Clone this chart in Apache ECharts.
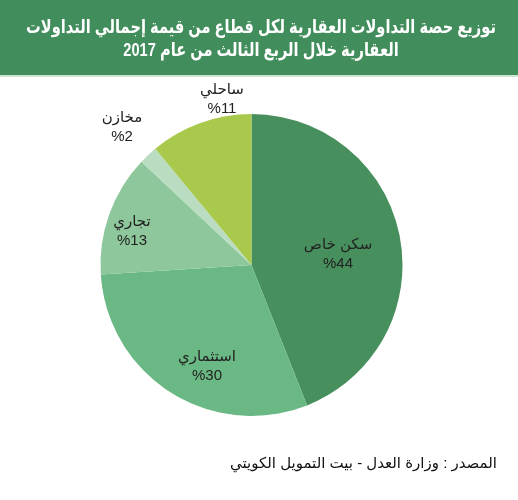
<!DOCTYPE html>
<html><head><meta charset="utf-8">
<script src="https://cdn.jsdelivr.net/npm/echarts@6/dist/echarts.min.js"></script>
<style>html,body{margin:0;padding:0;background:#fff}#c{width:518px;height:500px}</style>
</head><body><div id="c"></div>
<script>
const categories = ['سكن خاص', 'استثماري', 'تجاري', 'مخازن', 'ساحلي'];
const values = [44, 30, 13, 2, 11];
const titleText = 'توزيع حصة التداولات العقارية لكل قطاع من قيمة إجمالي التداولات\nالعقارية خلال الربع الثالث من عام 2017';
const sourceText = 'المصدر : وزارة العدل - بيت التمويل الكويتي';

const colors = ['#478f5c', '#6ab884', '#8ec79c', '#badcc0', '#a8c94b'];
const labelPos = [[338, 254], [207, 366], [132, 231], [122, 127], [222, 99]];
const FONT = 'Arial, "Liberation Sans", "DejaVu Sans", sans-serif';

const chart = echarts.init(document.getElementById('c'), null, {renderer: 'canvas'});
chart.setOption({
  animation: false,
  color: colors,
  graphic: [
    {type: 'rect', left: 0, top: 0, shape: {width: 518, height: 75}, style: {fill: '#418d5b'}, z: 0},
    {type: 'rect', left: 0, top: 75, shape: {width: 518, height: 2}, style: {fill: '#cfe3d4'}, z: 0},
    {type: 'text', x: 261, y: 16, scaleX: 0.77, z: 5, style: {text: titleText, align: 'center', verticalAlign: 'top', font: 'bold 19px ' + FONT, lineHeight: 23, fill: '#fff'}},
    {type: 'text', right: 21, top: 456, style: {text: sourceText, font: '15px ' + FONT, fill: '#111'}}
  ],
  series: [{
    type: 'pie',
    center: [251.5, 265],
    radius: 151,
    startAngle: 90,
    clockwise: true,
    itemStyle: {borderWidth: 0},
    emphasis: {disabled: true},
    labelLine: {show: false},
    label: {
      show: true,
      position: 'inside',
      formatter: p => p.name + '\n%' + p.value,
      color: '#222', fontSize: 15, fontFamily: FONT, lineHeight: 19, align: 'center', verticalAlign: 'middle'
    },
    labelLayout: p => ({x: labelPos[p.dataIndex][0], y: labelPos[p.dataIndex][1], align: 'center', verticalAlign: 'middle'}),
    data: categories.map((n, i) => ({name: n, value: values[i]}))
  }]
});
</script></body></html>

----

**THE TASK**
Restate the data word for word from its first line through the line with "const sourceText = 'المصدر", leaving out any picture along the way.

**RESPONSE**
Clone this chart in Apache ECharts.
<!DOCTYPE html>
<html><head><meta charset="utf-8">
<script src="https://cdn.jsdelivr.net/npm/echarts@6/dist/echarts.min.js"></script>
<style>html,body{margin:0;padding:0;background:#fff}#c{width:518px;height:500px}</style>
</head><body><div id="c"></div>
<script>
const categories = ['سكن خاص', 'استثماري', 'تجاري', 'مخازن', 'ساحلي'];
const values = [44, 30, 13, 2, 11];
const titleText = 'توزيع حصة التداولات العقارية لكل قطاع من قيمة إجمالي التداولات\nالعقارية خلال الربع الثالث من عام 2017';
const sourceText = 'المصدر : وزارة العدل - بيت التمويل الكويتي';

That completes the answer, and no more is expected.